When you lose weight, where does the fat go? According to a study carried out by the University of New South Wales (UNSW), mass is actually breathed out as carbon dioxide.
Professor Andrew Brown, head of the UNSW School of Biotechnology and Biomolecular Sciences, said, “There is surprising ignorance and confusion about the metabolic process of weight loss.”
According to the study, the big misconception among personal trainers, dietitians and doctors is that ‘missing mass’ has been converted into energy or heat. More than 50% of the 150 doctors, dietitians and personal trainers surveyed were said to hold this belief.
In the paper, published in British Medical Journal, the authors show that losing 10kg of fat requires 29kg of oxygen to be inhaled and that this metabolic process produces 28kg of carbon dioxide and 11kg of water.
Lead author of the study Ruben Meerman explained, “I lost 15kg in 2013 and simply wanted to know where those kg were going.” With the opinion that this topic is “badly taught”, the professor was keen to straighten out the speculation, especially in light of the worldwide obesity crisis that doesn’t appear to be declining with any speed or momentum.
FitPro wished to find out more about the complexities of mass breathed out as carbon dioxide. Meerman said, “Both calorie restriction and exercise can tip the balance in your favour if the objective is weight loss. The ‘calories in/calories out’ mantra is still correct. If your body needs more calories than you supply in the diet, you will start to access calories you have stored as fat.”
He added, “To access the excess energy stored in body fat, the fat molecules must be liberated from their fat cells and ultimately broken down and converted to carbon dioxide and water. The atoms in those fat molecules don’t just turn into pure energy or heat and then cease to exist but that is what the majority of doctors, dietitians and personal trainers (fitness instructors) said they believed is what happens in our survey.”
Delving deeper into the science, the professor concluded, “The chemical formula for an average human fat molecule has been known for a long time and the precise numbers have been available since 1960. It is: C₅₅H₁₀₄O₆.
“So every molecule of fat, on average, has 55 carbon atoms, 104 hydrogens and six oxygens, whereas carbon dioxide has just one carbon atom per molecule (i.e., CO₂). The carbon dioxide produced carries away all the carbon atoms when a fat molecule is fully metabolised and water carries away all 104 hydrogen atoms. The complete formula for the metabolism of fat is:
C₅₅H₁₀₄O₆ + 78 O₂ → 55 CO₂ + 52 H₂O
“You could call that formula above ‘the weight loss formula’. It shows that you have to inhale 78 oxygen molecules to ‘burn’ a single fat molecule. Using high school chemistry, you can then calculate that if you want to lose 10kg of fat (C₅₅H₁₀₄O₆), you’ll have to inhale 29kg of oxygen and you’ll produce 28kg of carbon dioxide which you’ll exhale and 11kg of water.
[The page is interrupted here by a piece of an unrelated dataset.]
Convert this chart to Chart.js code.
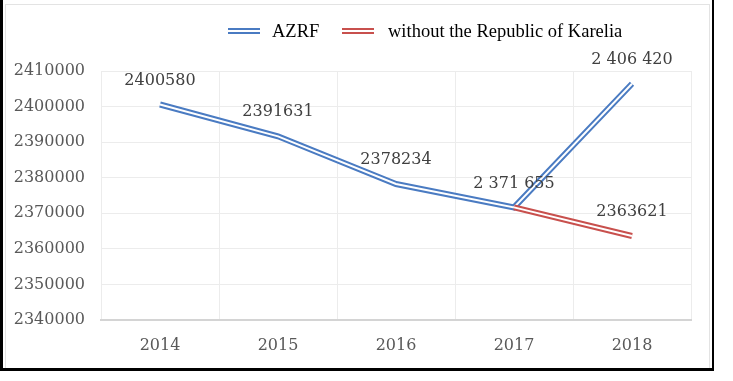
<!DOCTYPE html>
<html>
<head>
<meta charset="utf-8">
<script src="https://cdn.jsdelivr.net/npm/chart.js@4.4.1/dist/chart.umd.min.js"></script>
<style>
  html, body { margin: 0; padding: 0; background: #ffffff; }
  #wrap { position: relative; width: 733px; height: 381px; }
  #frame { position: absolute; left: 0; top: -3px; width: 709px; height: 371px;
           border-left: 3px solid #000; border-right: 2px solid #000; border-bottom: 3px solid #000; box-sizing: content-box; pointer-events: none; }
  #inner { position: absolute; left: 5px; top: 4px; width: 703px; height: 363px; border: 1px solid #e3e3e3; pointer-events: none; }
  canvas { position: absolute; left: 0; top: 0; }
</style>
</head>
<body>
<div id="wrap">
  <canvas id="c" width="733" height="381"></canvas>
  <div id="inner"></div>
  <div id="frame"></div>
</div>
<script>
const categories = ['2014', '2015', '2016', '2017', '2018'];
const azrfValues = [2400580, 2391631, 2378234, 2371655, 2406420];
const kareliaValues = [null, null, null, 2371655, 2363621];
const azrfLabels = ['2400580', '2391631', '2378234', '2 371 655', '2 406 420'];
const kareliaLabels = [null, null, null, null, '2363621'];
const seriesNames = ['AZRF', 'without the Republic of Karelia'];
const yTicks = [2340000, 2350000, 2360000, 2370000, 2380000, 2390000, 2400000, 2410000];

const BLUE = '#4a7bc2';
const RED = '#c8504d';

const dataLabelPlugin = {
  id: 'dataLabels',
  afterDatasetsDraw(chart) {
    const ctx = chart.ctx;
    ctx.save();
    ctx.font = '16px "DejaVu Serif"';
    ctx.fillStyle = '#404040';
    ctx.textAlign = 'center';
    ctx.textBaseline = 'middle';
    const sets = [[0, azrfLabels], [2, kareliaLabels]];
    sets.forEach(([dsIndex, labels]) => {
      const meta = chart.getDatasetMeta(dsIndex);
      meta.data.forEach((pt, i) => {
        if (labels[i] == null) return;
        ctx.fillText(labels[i], pt.x, pt.y - 24);
      });
    });
    ctx.restore();
  }
};

const legendPlugin = {
  id: 'customLegend',
  afterDraw(chart) {
    const ctx = chart.ctx;
    ctx.save();
    const y = 31;
    const items = [
      { color: BLUE, x: 228, text: seriesNames[0], tx: 272 },
      { color: RED, x: 342, text: seriesNames[1], tx: 388 }
    ];
    items.forEach(it => {
      ctx.strokeStyle = it.color;
      ctx.lineWidth = 6;
      ctx.beginPath(); ctx.moveTo(it.x, y); ctx.lineTo(it.x + 32, y); ctx.stroke();
      ctx.strokeStyle = '#ffffff';
      ctx.lineWidth = 2;
      ctx.beginPath(); ctx.moveTo(it.x, y); ctx.lineTo(it.x + 32, y); ctx.stroke();
      ctx.fillStyle = '#000000';
      ctx.font = '18.5px "Liberation Serif"';
      ctx.textAlign = 'left';
      ctx.textBaseline = 'middle';
      ctx.fillText(it.text, it.tx, y + 1);
    });
    ctx.restore();
  }
};

new Chart(document.getElementById('c'), {
  type: 'line',
  data: {
    labels: categories,
    datasets: [
      { label: seriesNames[0], data: azrfValues, borderColor: BLUE, borderWidth: 6, pointRadius: 0, tension: 0, order: 3 },
      { label: seriesNames[0] + ' inner', data: azrfValues, borderColor: '#ffffff', borderWidth: 2, pointRadius: 0, tension: 0, order: 2 },
      { label: seriesNames[1], data: kareliaValues, borderColor: RED, borderWidth: 6, pointRadius: 0, tension: 0, order: 1 },
      { label: seriesNames[1] + ' inner', data: kareliaValues, borderColor: '#ffffff', borderWidth: 2, pointRadius: 0, tension: 0, order: 0 }
    ]
  },
  options: {
    responsive: false,
    animation: false,
    layout: { padding: { left: 0, right: 42, top: 71, bottom: 21 } },
    plugins: { legend: { display: false }, tooltip: { enabled: false } },
    scales: {
      x: {
        offset: true,
        grid: { color: '#ececec', drawTicks: false, offset: true },
        border: { color: '#d4d4d4', width: 2 },
        ticks: { color: '#595959', font: { family: 'DejaVu Serif', size: 16 }, padding: 16 },
        afterFit(scale) { scale.height = 40; }
      },
      y: {
        min: 2340000, max: 2410000,
        afterBuildTicks(scale) { scale.ticks = yTicks.map(v => ({ value: v })); },
        grid: { color: '#ececec', drawTicks: false },
        border: { display: false },
        ticks: { color: '#595959', font: { family: 'DejaVu Serif', size: 16 }, padding: 16, callback: v => String(v) },
        afterFit(scale) { scale.width = 101; }
      }
    }
  },
  plugins: [dataLabelPlugin, legendPlugin]
});
</script>
</body>
</html>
“What I wanted to know is, of those 10kg of fat, how much leaves your body as carbon dioxide? In other words, what fraction of the 28kg total comes from the fat and what comes from the inhaled oxygen? The answer is not obvious from ‘the weight loss formula’ and figuring it out is what got us published in the BMJ.
“By reading some very old biochemistry from 1949, I showed that four out of the six oxygen atoms in a fat molecule will end up in carbon dioxide molecules and the remaining two end up in water.
“Now, you can either eat less or move more or some combination of the two but as long as you are eating less than your body needs then you will lose weight. There is an infinite number of combinations that can have this result, just as there is an infinite number of ways you can add two numbers to get 100 (e.g., 20 + 80 or 33 + 67 or 40.7 + 59.3 etc.). As long as what you do (or don’t do) in a day adds up to more energy than you eat, you’ll lose some weight.”
Listen to Ruben Meerman during an interview with two Australian radio presenters on ‘where does fat actually go?’
Brown summed up the discovery by saying, “Ruben’s novel approach to the biochemistry of weight loss was to trace every atom in the fat being lost and, as far as I’m aware, his results are completely new to the field.”
Reference
Meerman R, Brown A., (2014). When somebody loses weight, where does the fat go? The British Medical Journal, 349:g7257 P.1-3.